To be done =>
Collect all lines below with the string "this".

'''

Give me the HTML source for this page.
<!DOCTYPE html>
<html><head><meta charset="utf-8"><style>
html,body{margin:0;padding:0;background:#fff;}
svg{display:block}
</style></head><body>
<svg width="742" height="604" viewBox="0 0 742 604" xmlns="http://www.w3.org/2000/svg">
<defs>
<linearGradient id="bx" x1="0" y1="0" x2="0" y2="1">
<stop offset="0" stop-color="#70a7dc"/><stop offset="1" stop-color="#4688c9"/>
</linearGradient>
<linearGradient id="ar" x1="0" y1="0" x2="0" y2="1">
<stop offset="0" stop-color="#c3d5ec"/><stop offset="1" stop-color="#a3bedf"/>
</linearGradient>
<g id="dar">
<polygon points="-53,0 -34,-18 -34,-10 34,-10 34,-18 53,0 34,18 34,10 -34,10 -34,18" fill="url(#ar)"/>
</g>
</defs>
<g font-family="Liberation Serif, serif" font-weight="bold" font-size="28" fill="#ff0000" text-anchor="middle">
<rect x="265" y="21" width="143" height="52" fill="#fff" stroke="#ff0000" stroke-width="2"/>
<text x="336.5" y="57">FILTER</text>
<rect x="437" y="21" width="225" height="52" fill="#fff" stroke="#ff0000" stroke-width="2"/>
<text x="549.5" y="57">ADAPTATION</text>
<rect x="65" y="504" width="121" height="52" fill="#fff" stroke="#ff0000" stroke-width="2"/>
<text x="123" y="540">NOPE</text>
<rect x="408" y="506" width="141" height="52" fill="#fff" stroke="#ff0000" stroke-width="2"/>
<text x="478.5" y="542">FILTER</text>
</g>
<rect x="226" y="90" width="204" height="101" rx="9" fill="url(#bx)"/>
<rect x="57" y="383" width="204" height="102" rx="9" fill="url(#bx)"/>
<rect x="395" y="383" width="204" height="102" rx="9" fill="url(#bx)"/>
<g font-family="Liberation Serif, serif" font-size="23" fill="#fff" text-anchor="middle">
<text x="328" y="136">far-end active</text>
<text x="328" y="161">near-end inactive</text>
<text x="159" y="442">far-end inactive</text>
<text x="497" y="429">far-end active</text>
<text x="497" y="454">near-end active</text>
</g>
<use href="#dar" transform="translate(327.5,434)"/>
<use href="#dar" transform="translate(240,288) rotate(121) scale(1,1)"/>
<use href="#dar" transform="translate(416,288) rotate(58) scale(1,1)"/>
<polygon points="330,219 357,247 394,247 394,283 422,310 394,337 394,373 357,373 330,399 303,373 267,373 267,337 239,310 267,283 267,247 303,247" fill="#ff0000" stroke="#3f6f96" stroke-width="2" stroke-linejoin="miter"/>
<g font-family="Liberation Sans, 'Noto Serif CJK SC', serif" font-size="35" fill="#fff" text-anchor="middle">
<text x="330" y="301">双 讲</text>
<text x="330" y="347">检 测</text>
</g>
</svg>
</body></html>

'''
'''

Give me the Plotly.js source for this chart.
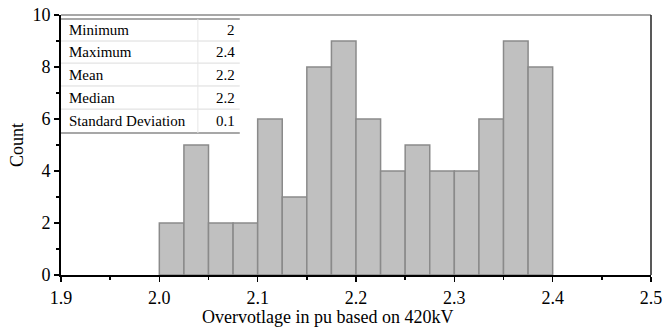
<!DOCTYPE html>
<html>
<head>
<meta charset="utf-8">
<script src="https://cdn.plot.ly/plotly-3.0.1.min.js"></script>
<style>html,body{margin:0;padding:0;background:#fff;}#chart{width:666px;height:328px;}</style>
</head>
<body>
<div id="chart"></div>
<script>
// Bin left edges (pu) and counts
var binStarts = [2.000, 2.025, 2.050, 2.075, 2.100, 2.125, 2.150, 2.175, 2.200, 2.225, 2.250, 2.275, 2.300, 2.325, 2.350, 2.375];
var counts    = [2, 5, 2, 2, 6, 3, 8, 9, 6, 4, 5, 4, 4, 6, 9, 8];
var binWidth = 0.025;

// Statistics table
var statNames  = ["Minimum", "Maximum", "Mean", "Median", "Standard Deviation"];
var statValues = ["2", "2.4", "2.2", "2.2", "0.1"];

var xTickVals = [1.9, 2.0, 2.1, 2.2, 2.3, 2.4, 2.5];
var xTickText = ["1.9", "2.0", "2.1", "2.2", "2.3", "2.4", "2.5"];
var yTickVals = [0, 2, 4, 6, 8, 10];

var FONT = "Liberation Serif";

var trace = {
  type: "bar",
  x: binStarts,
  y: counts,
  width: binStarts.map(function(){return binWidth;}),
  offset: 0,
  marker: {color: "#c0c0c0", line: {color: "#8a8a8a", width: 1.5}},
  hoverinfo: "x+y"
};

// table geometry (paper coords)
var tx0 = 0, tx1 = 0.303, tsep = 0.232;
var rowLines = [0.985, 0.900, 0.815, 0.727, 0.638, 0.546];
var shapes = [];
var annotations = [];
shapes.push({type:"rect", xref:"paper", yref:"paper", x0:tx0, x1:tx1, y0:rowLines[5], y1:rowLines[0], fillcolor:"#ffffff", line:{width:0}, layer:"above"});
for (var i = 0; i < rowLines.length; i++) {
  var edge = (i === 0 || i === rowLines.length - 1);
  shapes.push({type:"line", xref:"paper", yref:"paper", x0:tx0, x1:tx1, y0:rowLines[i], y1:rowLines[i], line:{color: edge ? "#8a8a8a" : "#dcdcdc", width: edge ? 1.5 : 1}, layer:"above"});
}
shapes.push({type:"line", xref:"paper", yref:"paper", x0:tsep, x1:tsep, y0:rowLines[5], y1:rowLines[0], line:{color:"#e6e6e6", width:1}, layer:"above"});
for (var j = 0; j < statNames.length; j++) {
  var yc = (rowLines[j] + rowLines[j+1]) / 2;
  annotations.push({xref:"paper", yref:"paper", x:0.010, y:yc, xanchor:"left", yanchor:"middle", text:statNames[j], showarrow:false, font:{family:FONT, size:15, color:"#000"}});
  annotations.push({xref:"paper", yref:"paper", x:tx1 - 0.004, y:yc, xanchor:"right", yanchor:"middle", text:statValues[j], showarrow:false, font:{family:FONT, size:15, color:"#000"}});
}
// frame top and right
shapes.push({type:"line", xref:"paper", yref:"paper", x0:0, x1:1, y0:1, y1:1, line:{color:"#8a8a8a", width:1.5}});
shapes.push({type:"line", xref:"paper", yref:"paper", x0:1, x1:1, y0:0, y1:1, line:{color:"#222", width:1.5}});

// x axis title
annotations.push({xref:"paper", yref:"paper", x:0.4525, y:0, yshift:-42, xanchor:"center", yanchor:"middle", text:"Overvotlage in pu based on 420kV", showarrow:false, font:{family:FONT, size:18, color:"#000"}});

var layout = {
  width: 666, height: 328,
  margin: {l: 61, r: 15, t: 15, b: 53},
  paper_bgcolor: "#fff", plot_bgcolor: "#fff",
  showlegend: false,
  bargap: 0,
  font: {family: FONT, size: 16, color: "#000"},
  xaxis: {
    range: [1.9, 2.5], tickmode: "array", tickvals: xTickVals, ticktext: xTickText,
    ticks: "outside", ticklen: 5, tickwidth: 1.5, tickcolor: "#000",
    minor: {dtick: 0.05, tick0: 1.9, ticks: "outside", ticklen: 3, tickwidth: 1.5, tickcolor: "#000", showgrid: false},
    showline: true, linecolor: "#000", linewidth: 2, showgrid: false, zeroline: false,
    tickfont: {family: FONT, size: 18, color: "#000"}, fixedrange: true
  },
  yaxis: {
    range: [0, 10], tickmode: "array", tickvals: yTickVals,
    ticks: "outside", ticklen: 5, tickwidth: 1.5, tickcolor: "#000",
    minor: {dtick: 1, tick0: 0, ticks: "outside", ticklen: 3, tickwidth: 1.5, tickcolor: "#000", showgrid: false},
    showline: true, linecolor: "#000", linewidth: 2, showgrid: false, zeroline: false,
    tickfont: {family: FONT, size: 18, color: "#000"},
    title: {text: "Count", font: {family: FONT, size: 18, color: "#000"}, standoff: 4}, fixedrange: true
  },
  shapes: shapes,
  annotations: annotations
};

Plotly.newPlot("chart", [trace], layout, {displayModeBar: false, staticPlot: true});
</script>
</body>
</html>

'''
'''

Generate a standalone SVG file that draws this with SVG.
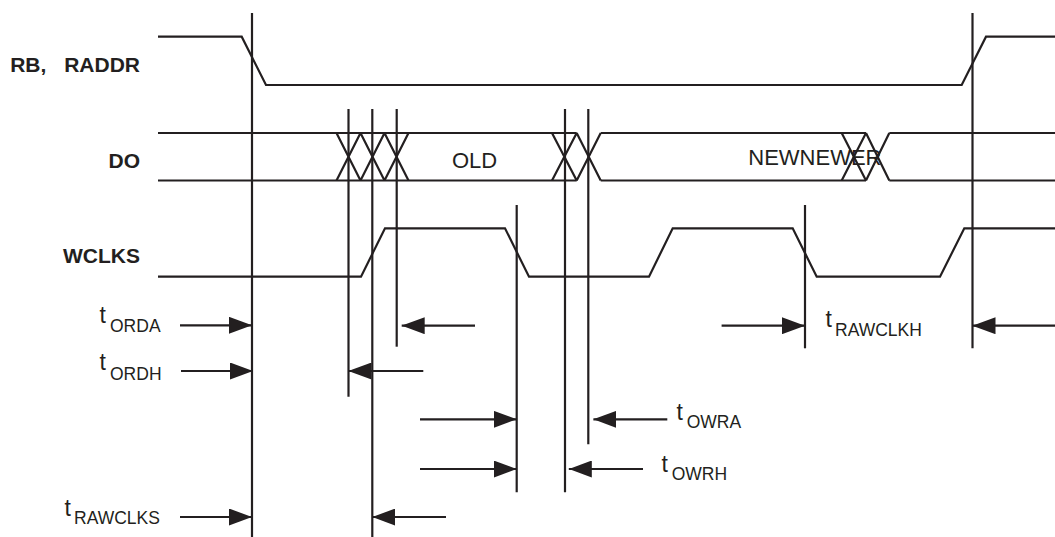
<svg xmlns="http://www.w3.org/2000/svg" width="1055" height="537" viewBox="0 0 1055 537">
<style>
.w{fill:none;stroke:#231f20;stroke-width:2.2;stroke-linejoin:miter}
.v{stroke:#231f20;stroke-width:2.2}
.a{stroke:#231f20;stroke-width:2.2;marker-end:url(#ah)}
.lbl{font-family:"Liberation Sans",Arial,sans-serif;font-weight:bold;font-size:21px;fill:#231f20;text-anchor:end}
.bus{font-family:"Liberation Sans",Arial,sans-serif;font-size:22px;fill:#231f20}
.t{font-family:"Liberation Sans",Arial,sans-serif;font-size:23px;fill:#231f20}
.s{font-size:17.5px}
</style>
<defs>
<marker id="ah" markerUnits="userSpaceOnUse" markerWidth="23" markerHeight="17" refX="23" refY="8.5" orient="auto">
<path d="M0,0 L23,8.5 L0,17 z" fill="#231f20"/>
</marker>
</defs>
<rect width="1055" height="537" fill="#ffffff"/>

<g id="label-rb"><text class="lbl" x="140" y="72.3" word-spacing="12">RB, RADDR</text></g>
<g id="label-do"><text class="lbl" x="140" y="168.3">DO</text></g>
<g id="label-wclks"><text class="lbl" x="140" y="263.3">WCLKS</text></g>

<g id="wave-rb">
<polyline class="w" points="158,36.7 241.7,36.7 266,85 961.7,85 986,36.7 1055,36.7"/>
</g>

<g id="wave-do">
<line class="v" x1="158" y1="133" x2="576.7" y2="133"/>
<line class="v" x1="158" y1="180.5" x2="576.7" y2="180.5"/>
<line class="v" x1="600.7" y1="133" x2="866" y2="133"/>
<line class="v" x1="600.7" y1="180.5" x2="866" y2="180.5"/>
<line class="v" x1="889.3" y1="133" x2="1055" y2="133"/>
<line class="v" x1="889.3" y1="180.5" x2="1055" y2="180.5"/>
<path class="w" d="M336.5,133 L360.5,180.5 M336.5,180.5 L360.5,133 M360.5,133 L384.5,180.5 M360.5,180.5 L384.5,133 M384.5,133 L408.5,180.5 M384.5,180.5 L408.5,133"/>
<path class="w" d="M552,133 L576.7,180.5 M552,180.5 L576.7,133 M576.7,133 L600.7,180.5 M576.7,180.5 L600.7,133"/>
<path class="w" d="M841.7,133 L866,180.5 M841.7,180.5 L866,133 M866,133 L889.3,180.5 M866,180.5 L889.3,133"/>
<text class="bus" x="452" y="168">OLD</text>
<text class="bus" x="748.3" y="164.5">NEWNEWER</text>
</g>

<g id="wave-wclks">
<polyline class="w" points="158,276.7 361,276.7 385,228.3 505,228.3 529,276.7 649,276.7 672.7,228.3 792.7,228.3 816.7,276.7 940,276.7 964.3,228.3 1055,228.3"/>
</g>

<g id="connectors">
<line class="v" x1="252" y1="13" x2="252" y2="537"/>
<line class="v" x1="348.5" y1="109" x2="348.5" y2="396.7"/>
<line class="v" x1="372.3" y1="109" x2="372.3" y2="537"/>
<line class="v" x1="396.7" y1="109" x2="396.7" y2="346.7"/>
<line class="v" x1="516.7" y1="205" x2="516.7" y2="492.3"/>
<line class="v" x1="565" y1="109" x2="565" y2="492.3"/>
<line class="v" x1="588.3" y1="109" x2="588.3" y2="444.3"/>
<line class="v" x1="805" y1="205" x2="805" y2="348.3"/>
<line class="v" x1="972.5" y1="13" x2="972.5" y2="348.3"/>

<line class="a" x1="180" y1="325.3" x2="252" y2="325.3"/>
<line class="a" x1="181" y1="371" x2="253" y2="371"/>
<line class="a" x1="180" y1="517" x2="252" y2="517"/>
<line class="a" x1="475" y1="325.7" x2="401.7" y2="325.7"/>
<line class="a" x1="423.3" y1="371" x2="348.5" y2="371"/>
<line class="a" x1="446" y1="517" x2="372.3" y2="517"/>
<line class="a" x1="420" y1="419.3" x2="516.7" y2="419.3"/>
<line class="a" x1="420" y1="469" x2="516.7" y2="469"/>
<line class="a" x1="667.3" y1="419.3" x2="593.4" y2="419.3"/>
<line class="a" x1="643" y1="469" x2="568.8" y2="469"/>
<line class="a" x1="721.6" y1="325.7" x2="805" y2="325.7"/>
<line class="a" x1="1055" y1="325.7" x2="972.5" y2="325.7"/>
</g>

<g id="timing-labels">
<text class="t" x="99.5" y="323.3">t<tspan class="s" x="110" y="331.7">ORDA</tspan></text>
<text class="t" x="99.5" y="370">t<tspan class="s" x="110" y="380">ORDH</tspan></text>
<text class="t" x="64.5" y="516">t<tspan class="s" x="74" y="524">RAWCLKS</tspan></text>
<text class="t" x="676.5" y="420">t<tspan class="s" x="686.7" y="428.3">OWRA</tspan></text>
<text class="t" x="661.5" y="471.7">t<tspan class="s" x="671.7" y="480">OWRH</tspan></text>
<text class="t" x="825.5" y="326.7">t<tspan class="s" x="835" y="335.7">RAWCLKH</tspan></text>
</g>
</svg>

'''

In response =>
Give me the HTML source for this page.
Give me the Plotly.js source for this chart.
Generate a standalone SVG file that draws this with SVG.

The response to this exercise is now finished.